In fact, we were able to visit with my family in Baltimore while in the States for our recent college visits. We spent time with my sister, who has three children, two in college and the third a sophomore in high school. As we were about to take off for our college tour with Jackson, higher education was a primary topic of conversation.

My sister has had all three of her kids playing lacrosse since the age of 6. She’s taken it seriously. Lief and I have joked that she’s been nearly obsessed with making sure her three offspring become superstar lacrosse players.

Now we understand why. It was part of a long-term plan… my sister’s strategy for helping her kids get into good colleges.
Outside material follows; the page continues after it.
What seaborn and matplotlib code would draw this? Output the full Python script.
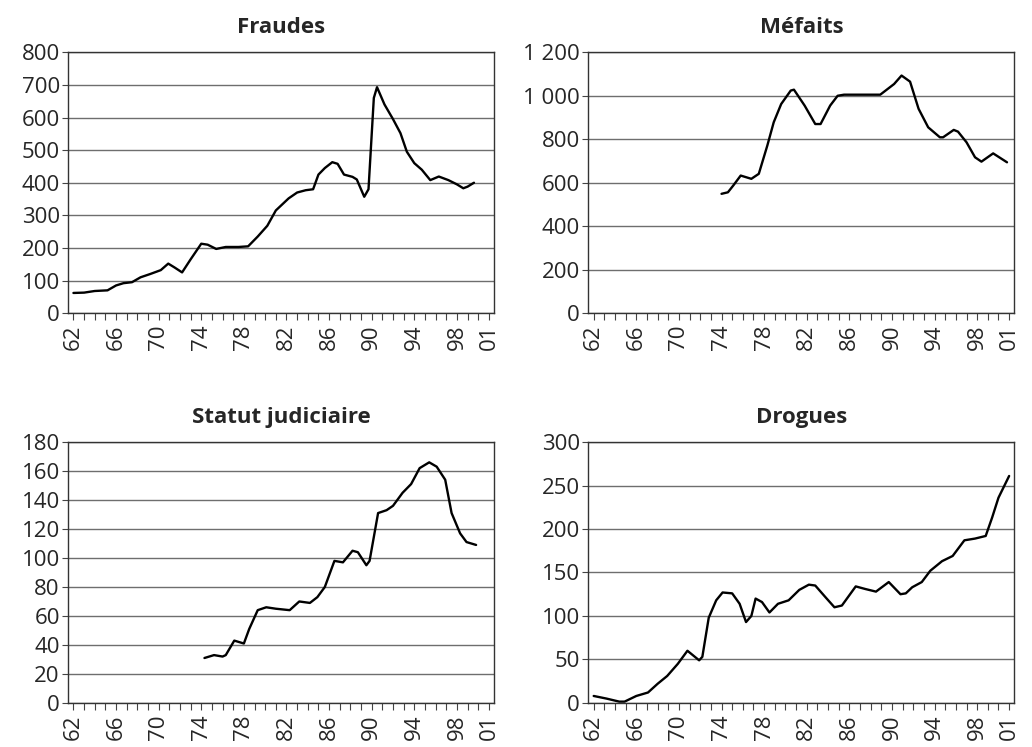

Today it isn’t enough, it seems, to get straight A’s and top SAT scores. To get into a decent U.S. university today, you need an advantage beyond good grades. For my sister, that advantage has been sports. Lacrosse has been the reason her two sons have gotten into the schools they’ve gotten into… and now my niece, her high school sophomore daughter, is being courted by college lacrosse coaches, as well.

Over dinner one night, my sister looked across the table at Jack, who was lamenting his lack of a sports resume, to say, “But Jack, you’ve got a thing. Your whole life experience is your thing… living in three countries, speaking three languages… that’s how you stand out.”

So much of Jack’s story has yet to be written, but this chapter in Panama has positioned him well for whatever great things lie ahead.